Agencies need to reinvent to be relevant again.
“I think the biggest concern for the holding company model, and agencies in general, is fixing themselves,” said Nick Law, CCO at Publicis. “I think the competitive set will take work from the industry, but it won’t take all the work. The sort of work it takes will depend a lot on how the holding companies, and the industry, reinvents itself.”
“What’s problematic with our industry is not only do they not move into the new things, but they move off of things to more shiny objects before it’s time to do that,” said Bob Greenberg, chairman and CEO of R/GA. “And they’re not really great at taking chances, so what happens is they rely on being quite good at talking the talk without walking it. Some people don’t realize that our business, when you go back to the Mad Men era, is about the art of persuasion. So you can talk the talk better than anybody else, and the clients have to look past many levels to see what their work is really like, and they’re doing that. That’s what is creating a lot of the deconstruction.”
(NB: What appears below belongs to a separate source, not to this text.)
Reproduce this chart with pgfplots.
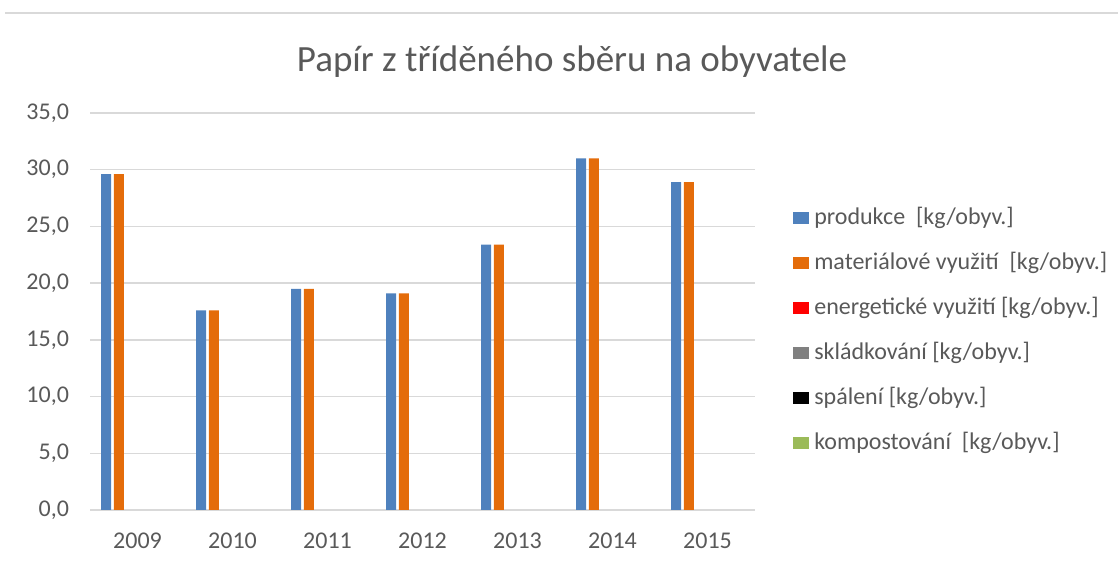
\documentclass[border=0pt]{standalone}
\usepackage{pgfplots}
\pgfplotsset{compat=1.18}
\usepackage{fontspec}
\setmainfont{Carlito}
\definecolor{txt}{RGB}{89,89,89}
\definecolor{gridc}{RGB}{217,217,217}
\definecolor{cblue}{RGB}{79,129,189}
\definecolor{corange}{RGB}{228,108,10}
\definecolor{cred}{RGB}{255,0,0}
\definecolor{cgray}{RGB}{128,128,128}
\definecolor{cblack}{RGB}{0,0,0}
\definecolor{cgreen}{RGB}{155,187,89}
\pgfplotsset{
  sq/.style={legend image code/.code={\fill[#1] (0pt,-3pt) rectangle (8pt,3pt); \path (10.5pt,0pt);}}
}
\begin{document}
\begin{tikzpicture}[x=1pt,y=1pt]
\path[use as bounding box] (0,0) rectangle (559,280.5);
\draw[gridc, line width=0.75pt] (2.5,274) -- (559,274);
\node[anchor=base, font=\fontsize{18.5}{22}\selectfont, text=txt] at (286,244.5) {Papír z tříděného sběru na obyvatele};
\begin{axis}[
  at={(45pt,25.5pt)}, anchor=south west,
  scale only axis, width=332.5pt, height=198.5pt,
  xmin=-0.5, xmax=6.5, ymin=0, ymax=35,
  ytick={0,5,...,35},
  xtick={0,...,6},
  xticklabels={2009,2010,2011,2012,2013,2014,2015},
  ymajorgrids, grid style={gridc, line width=0.75pt},
  axis line style={draw=none},
  major tick length=0pt,
  tick label style={font=\fontsize{12}{14}\selectfont, text=txt},
  yticklabel style={xshift=-7pt},
  xticklabel style={yshift=-8pt},
  /pgf/number format/.cd, use comma, fixed, fixed zerofill, precision=1, assume math mode=true,
  /pgfplots/.cd,
  legend cell align=left,
  legend style={draw=none, fill=none, at={(1.057,0.764)}, anchor=north west,
    font=\fontsize{12}{14}\selectfont, text=txt, inner sep=0pt, row sep=11.5pt,
    nodes={inner sep=0pt, text height=8.5pt, text depth=2.5pt}},
  every axis plot/.append style={ybar, bar width=0.105, draw=none},
]
\addplot[fill=cblue, bar shift=-0.33, sq=cblue] coordinates {(0,29.6) (1,17.6) (2,19.5) (3,19.1) (4,23.4) (5,31.0) (6,28.9)};
\addplot[fill=corange, bar shift=-0.197, sq=corange] coordinates {(0,29.6) (1,17.6) (2,19.5) (3,19.1) (4,23.4) (5,31.0) (6,28.9)};
\addplot[fill=none, bar shift=-0.065, sq=cred] coordinates {(0,0) (1,0) (2,0) (3,0) (4,0) (5,0) (6,0)};
\addplot[fill=none, bar shift=0.066, sq=cgray] coordinates {(0,0) (1,0) (2,0) (3,0) (4,0) (5,0) (6,0)};
\addplot[fill=none, bar shift=0.198, sq=cblack] coordinates {(0,0) (1,0) (2,0) (3,0) (4,0) (5,0) (6,0)};
\addplot[fill=none, bar shift=0.33, sq=cgreen] coordinates {(0,0) (1,0) (2,0) (3,0) (4,0) (5,0) (6,0)};
\legend{produkce\ \ [kg/obyv.], materiálové využití\ \ [kg/obyv.], energetické využití [kg/obyv.], skládkování [kg/obyv.], spálení [kg/obyv.], kompostování\ \ [kg/obyv.]}
\end{axis}
\end{tikzpicture}
\end{document}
“There’s a clear collection of agencies that work together that have efficiencies and can create integration,” said Jon Cook, global CEO at VMLY&R.“This merger [of VML and Y&R] is an example of it. We’re seeing a renaissance of the brand names that make up the integration. Integration is happening and it needs to happen more. There is a demand for integration but they don’t want faceless and nameless integration. Brands matter. Clients respect that we have our own. Brands are not worrying, selfish tribe. A brand is having an expectation of who they are and how they operate. There’s nothing wrong with that.”